It’s not just you. There really are campaigns running all the time. Why? Because campaigns work. They are one of the most successful and shiny fundraising mechanisms available to fundraisers. A campaign, however, is not the answer to every new initiative or expansion effort proposed within an organization; it is not a catch-all.
I have seen organizations try to sell a concept by launching a campaign, instead of driving fundraising based on the soundness of their appeal. Big picture, the unintended drawbacks can be any of the following:
• Too many concepts incorporated into one campaign leaves room for a donor to bypass supporting all together because one of the components does not click.
• Donors spending too much time trying to connect the dots between all of the components included in the case for support.
• Too much attention on recognition and goal achievement instead of the intent and vision.
• One too many campaigns inducing donor fatigue.

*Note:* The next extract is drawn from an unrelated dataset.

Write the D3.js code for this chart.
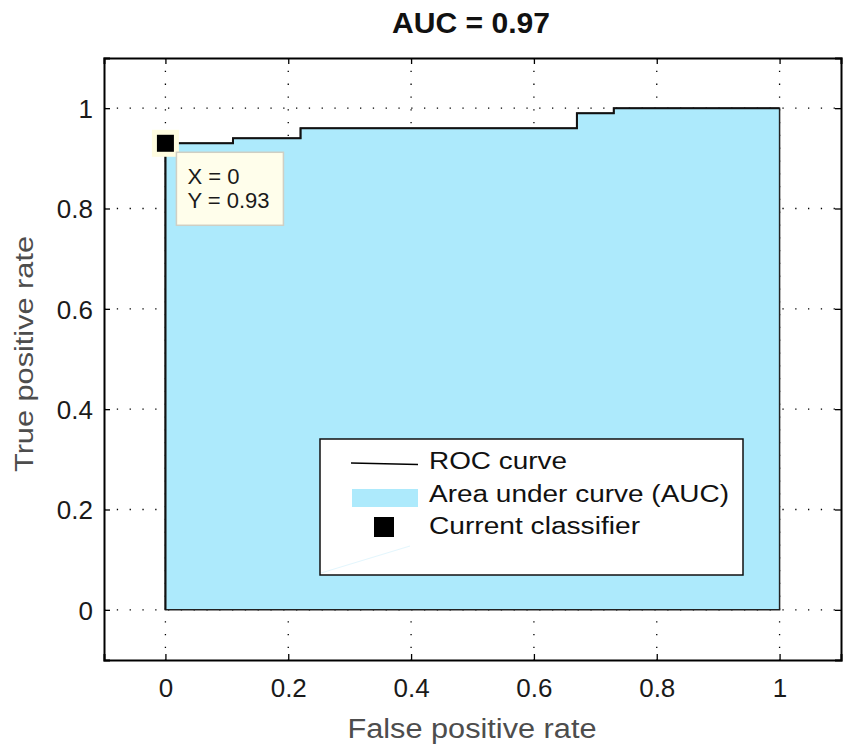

In a recent Chronicle of Philanthropy article, Arthur Ochoa, Senior Vice President of Advancement at Cedars-Sinai, addressed how prolific campaigns have become and offered this potential alternative fundraising strategy to the traditional, prolonged campaign structure: “shorter-term fundraising goals that don’t try to thematically tie together things that don’t have any business being tied together.”
How Ochoa reimagines the time typically occupied by one long campaign is by having a case read like this: “Over the next five years, we need to raise X number of dollars. Here are the priority projects; here’s our inventory…cobbling together all the small constituent pieces that wouldn’t have to be artificially shoehorned together in a campaign.” Instead of manufacturing the story you think you need to tell, create short-term fundraising goals within a campaign linked to long-term priorities.
We could not have said it better ourselves. Don’t force the case—that is your case!